Design and Performance Evaluation of a Li-Fi System for Indoor Wireless Communication
摘要
Light fidelity (Li-Fi) is an emerging optical wireless communication technology that utilizes visible light for high speed data transmission, addressing the limitations of traditional radio frequency (RF) based systems such as Wi-Fi and 5G. Given the increasing demand for wireless data and the congestion of RF spectrum, Li-Fi offers a promising solution by leveraging light-emitting diodes (LEDs) for simultaneous illumination and communication. This study evaluates the performance of a Li-Fi system through extensive simulations, analyzing key metrics such as quality factor (Q-factor), bit error rate (BER), eye diagram, and coverage area.

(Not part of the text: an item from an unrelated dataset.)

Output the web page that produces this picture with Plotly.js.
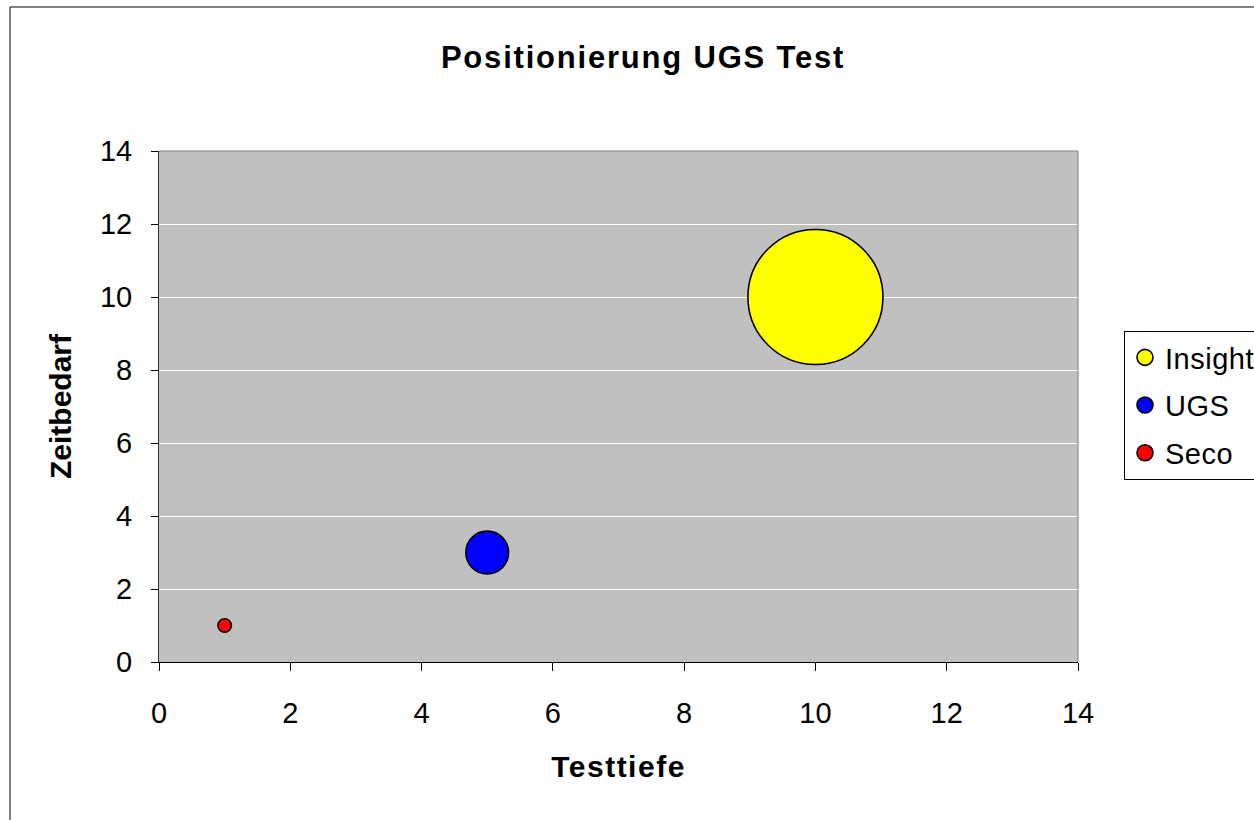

The results indicate that the system supports a data rate of 10 Gbps up to a height (i.e., range) of 6.5 m when operating at a beam divergence angle of 523.59 mrad (i.e., \(30^\circ \) ), achieving a Q-factor of 6.59 and a coverage area of 46.69 m \(^{2}\) . However, as the transmitter height increases, BER rises while Q-factor declines due to free-space losses and signal dispersion. A higher divergence angle enhances coverage but demands increased transmission power for maintaining signal integrity. At 6.5 m and 523.59 mrad, the system achieves a BER of 2.15 \(\times \) \(10^{- 11}\) with a transmitted power of 3 W, confirming its feasibility for high-speed indoor communication.